• [What you need to do] Without the pictures, print the lines running from the beginning of the material to the line containing "from matplotlib.ticker import", both ends included.

• [Information provided]
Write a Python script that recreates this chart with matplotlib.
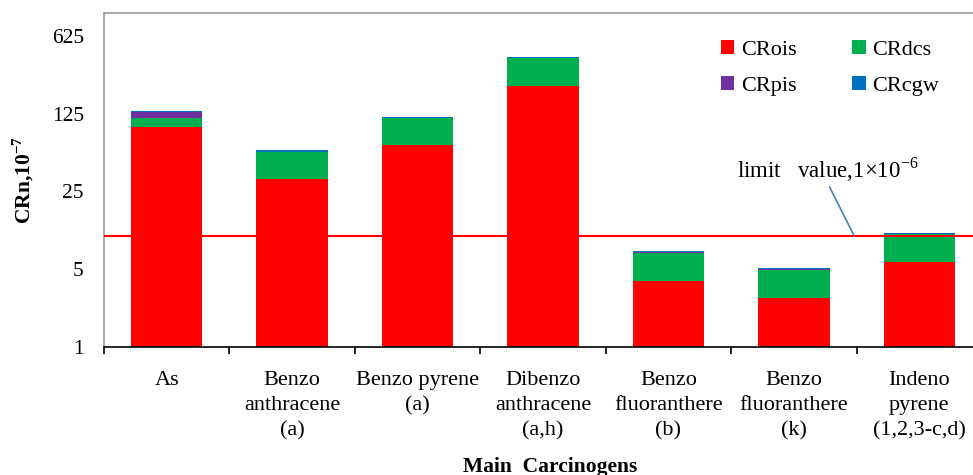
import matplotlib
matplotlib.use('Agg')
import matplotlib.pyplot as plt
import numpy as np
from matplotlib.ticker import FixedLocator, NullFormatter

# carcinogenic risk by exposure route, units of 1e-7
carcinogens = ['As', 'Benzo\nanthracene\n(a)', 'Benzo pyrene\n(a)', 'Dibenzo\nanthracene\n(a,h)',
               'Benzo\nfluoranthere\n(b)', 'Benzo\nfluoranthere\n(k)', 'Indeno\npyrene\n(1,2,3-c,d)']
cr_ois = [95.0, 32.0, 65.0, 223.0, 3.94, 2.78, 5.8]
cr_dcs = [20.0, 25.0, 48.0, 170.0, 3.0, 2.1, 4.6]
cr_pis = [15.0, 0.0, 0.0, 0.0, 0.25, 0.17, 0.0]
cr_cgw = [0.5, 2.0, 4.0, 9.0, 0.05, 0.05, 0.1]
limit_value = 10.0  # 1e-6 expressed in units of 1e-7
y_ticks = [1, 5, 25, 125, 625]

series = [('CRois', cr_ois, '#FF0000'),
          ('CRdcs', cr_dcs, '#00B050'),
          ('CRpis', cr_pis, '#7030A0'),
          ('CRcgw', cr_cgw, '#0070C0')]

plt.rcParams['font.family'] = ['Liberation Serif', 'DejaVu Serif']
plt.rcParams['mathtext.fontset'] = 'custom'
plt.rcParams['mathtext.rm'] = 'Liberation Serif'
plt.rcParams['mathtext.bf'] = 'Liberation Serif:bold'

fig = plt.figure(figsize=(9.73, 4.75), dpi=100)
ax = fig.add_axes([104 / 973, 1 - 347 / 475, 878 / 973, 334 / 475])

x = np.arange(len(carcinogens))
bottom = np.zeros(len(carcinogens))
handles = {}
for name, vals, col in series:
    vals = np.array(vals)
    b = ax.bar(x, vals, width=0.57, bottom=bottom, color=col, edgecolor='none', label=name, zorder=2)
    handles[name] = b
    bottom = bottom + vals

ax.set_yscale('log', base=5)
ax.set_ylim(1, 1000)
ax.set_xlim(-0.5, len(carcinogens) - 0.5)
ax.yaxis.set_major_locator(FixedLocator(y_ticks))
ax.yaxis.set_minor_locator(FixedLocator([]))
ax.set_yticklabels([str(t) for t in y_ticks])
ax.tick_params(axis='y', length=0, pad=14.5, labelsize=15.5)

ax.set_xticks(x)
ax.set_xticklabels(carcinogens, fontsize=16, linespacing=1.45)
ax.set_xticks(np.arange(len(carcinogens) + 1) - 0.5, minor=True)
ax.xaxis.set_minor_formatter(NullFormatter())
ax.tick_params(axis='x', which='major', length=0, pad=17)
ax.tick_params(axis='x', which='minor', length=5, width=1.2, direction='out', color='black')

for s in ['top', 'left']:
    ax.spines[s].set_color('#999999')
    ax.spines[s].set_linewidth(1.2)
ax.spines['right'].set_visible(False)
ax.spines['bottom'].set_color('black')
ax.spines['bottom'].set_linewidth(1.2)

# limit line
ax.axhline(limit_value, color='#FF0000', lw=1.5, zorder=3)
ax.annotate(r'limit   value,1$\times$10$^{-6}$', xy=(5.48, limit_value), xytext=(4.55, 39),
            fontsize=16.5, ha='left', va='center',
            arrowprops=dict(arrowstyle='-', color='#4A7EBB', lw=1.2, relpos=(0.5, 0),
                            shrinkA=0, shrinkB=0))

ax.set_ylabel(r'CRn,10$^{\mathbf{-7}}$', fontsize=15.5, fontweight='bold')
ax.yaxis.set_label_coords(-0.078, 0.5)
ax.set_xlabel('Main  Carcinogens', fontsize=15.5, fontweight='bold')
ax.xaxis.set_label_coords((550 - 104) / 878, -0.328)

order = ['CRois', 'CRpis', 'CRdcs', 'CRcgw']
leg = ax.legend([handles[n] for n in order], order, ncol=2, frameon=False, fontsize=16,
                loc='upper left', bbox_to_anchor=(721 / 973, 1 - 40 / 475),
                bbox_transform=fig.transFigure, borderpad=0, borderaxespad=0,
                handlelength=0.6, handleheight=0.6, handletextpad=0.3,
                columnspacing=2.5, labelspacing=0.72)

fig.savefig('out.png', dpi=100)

• [Answer to the exercise]
Write a Python script that recreates this chart with matplotlib.
import matplotlib
matplotlib.use('Agg')
import matplotlib.pyplot as plt
import numpy as np
from matplotlib.ticker import FixedLocator, NullFormatter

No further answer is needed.